>> start Supplied material

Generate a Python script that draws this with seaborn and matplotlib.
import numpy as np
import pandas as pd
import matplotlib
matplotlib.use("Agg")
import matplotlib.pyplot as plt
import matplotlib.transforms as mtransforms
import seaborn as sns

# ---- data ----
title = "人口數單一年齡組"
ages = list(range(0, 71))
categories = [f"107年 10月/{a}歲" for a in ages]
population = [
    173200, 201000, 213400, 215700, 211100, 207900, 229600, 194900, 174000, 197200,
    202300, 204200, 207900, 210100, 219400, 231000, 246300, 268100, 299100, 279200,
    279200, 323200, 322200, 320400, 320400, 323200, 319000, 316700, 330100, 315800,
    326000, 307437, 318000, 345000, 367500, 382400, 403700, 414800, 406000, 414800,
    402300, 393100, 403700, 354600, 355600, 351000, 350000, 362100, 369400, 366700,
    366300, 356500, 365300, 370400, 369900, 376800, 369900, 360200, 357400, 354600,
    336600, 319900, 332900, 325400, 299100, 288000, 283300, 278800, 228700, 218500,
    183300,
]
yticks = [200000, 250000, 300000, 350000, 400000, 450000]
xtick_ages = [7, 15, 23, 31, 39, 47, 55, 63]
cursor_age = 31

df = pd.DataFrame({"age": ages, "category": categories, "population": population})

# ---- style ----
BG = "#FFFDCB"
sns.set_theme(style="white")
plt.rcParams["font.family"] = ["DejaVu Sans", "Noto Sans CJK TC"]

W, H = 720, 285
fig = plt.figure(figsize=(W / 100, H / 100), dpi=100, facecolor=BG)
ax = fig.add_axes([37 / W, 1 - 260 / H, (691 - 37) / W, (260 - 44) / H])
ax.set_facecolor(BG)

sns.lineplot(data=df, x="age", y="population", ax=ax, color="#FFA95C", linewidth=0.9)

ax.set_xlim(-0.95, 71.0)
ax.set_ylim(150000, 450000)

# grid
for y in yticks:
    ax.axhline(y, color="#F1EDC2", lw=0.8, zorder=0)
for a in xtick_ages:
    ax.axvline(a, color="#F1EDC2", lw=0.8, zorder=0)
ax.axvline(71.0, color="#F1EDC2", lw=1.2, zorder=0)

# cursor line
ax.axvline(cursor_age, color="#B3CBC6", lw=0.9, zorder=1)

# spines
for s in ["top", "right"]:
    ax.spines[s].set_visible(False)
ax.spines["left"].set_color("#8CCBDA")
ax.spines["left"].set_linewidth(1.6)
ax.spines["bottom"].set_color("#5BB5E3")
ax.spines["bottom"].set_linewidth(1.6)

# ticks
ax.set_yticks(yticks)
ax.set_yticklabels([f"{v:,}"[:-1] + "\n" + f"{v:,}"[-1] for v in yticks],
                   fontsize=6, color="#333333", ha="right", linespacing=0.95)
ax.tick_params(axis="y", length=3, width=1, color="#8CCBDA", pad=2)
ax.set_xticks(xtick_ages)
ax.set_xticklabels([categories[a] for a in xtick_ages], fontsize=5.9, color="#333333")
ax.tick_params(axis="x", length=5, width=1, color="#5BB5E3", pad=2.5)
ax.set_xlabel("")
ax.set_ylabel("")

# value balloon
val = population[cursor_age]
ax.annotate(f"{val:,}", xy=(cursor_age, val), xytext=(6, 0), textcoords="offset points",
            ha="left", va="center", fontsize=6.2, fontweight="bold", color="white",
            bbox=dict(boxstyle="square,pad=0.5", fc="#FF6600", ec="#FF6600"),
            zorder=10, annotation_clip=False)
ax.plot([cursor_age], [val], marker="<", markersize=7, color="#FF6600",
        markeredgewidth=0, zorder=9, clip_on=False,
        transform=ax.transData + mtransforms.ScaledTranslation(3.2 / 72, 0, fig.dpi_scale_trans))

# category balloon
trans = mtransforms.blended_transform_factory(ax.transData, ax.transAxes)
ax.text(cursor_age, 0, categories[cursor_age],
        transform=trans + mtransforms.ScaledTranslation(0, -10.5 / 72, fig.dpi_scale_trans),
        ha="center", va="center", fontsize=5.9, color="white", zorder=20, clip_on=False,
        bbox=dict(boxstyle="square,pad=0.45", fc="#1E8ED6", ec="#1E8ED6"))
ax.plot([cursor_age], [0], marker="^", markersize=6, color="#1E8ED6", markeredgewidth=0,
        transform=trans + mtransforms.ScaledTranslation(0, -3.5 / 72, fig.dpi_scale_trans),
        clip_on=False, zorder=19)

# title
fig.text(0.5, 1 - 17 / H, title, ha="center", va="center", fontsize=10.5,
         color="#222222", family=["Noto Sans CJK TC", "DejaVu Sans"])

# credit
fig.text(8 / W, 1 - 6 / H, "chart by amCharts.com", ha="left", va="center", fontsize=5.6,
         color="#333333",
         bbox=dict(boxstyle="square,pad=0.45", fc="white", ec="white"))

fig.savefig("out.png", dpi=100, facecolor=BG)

>> end Supplied material

» Instructions for the task:
Restate the listing in full, word for word.

» Completed task:
Generate a Python script that draws this with seaborn and matplotlib.
import numpy as np
import pandas as pd
import matplotlib
matplotlib.use("Agg")
import matplotlib.pyplot as plt
import matplotlib.transforms as mtransforms
import seaborn as sns

# ---- data ----
title = "人口數單一年齡組"
ages = list(range(0, 71))
categories = [f"107年 10月/{a}歲" for a in ages]
population = [
    173200, 201000, 213400, 215700, 211100, 207900, 229600, 194900, 174000, 197200,
    202300, 204200, 207900, 210100, 219400, 231000, 246300, 268100, 299100, 279200,
    279200, 323200, 322200, 320400, 320400, 323200, 319000, 316700, 330100, 315800,
    326000, 307437, 318000, 345000, 367500, 382400, 403700, 414800, 406000, 414800,
    402300, 393100, 403700, 354600, 355600, 351000, 350000, 362100, 369400, 366700,
    366300, 356500, 365300, 370400, 369900, 376800, 369900, 360200, 357400, 354600,
    336600, 319900, 332900, 325400, 299100, 288000, 283300, 278800, 228700, 218500,
    183300,
]
yticks = [200000, 250000, 300000, 350000, 400000, 450000]
xtick_ages = [7, 15, 23, 31, 39, 47, 55, 63]
cursor_age = 31

df = pd.DataFrame({"age": ages, "category": categories, "population": population})

# ---- style ----
BG = "#FFFDCB"
sns.set_theme(style="white")
plt.rcParams["font.family"] = ["DejaVu Sans", "Noto Sans CJK TC"]

W, H = 720, 285
fig = plt.figure(figsize=(W / 100, H / 100), dpi=100, facecolor=BG)
ax = fig.add_axes([37 / W, 1 - 260 / H, (691 - 37) / W, (260 - 44) / H])
ax.set_facecolor(BG)

sns.lineplot(data=df, x="age", y="population", ax=ax, color="#FFA95C", linewidth=0.9)

ax.set_xlim(-0.95, 71.0)
ax.set_ylim(150000, 450000)

# grid
for y in yticks:
    ax.axhline(y, color="#F1EDC2", lw=0.8, zorder=0)
for a in xtick_ages:
    ax.axvline(a, color="#F1EDC2", lw=0.8, zorder=0)
ax.axvline(71.0, color="#F1EDC2", lw=1.2, zorder=0)

# cursor line
ax.axvline(cursor_age, color="#B3CBC6", lw=0.9, zorder=1)

# spines
for s in ["top", "right"]:
    ax.spines[s].set_visible(False)
ax.spines["left"].set_color("#8CCBDA")
ax.spines["left"].set_linewidth(1.6)
ax.spines["bottom"].set_color("#5BB5E3")
ax.spines["bottom"].set_linewidth(1.6)

# ticks
ax.set_yticks(yticks)
ax.set_yticklabels([f"{v:,}"[:-1] + "\n" + f"{v:,}"[-1] for v in yticks],
                   fontsize=6, color="#333333", ha="right", linespacing=0.95)
ax.tick_params(axis="y", length=3, width=1, color="#8CCBDA", pad=2)
ax.set_xticks(xtick_ages)
ax.set_xticklabels([categories[a] for a in xtick_ages], fontsize=5.9, color="#333333")
ax.tick_params(axis="x", length=5, width=1, color="#5BB5E3", pad=2.5)
ax.set_xlabel("")
ax.set_ylabel("")

# value balloon
val = population[cursor_age]
ax.annotate(f"{val:,}", xy=(cursor_age, val), xytext=(6, 0), textcoords="offset points",
            ha="left", va="center", fontsize=6.2, fontweight="bold", color="white",
            bbox=dict(boxstyle="square,pad=0.5", fc="#FF6600", ec="#FF6600"),
            zorder=10, annotation_clip=False)
ax.plot([cursor_age], [val], marker="<", markersize=7, color="#FF6600",
        markeredgewidth=0, zorder=9, clip_on=False,
        transform=ax.transData + mtransforms.ScaledTranslation(3.2 / 72, 0, fig.dpi_scale_trans))

# category balloon
trans = mtransforms.blended_transform_factory(ax.transData, ax.transAxes)
ax.text(cursor_age, 0, categories[cursor_age],
        transform=trans + mtransforms.ScaledTranslation(0, -10.5 / 72, fig.dpi_scale_trans),
        ha="center", va="center", fontsize=5.9, color="white", zorder=20, clip_on=False,
        bbox=dict(boxstyle="square,pad=0.45", fc="#1E8ED6", ec="#1E8ED6"))
ax.plot([cursor_age], [0], marker="^", markersize=6, color="#1E8ED6", markeredgewidth=0,
        transform=trans + mtransforms.ScaledTranslation(0, -3.5 / 72, fig.dpi_scale_trans),
        clip_on=False, zorder=19)

# title
fig.text(0.5, 1 - 17 / H, title, ha="center", va="center", fontsize=10.5,
         color="#222222", family=["Noto Sans CJK TC", "DejaVu Sans"])

# credit
fig.text(8 / W, 1 - 6 / H, "chart by amCharts.com", ha="left", va="center", fontsize=5.6,
         color="#333333",
         bbox=dict(boxstyle="square,pad=0.45", fc="white", ec="white"))

fig.savefig("out.png", dpi=100, facecolor=BG)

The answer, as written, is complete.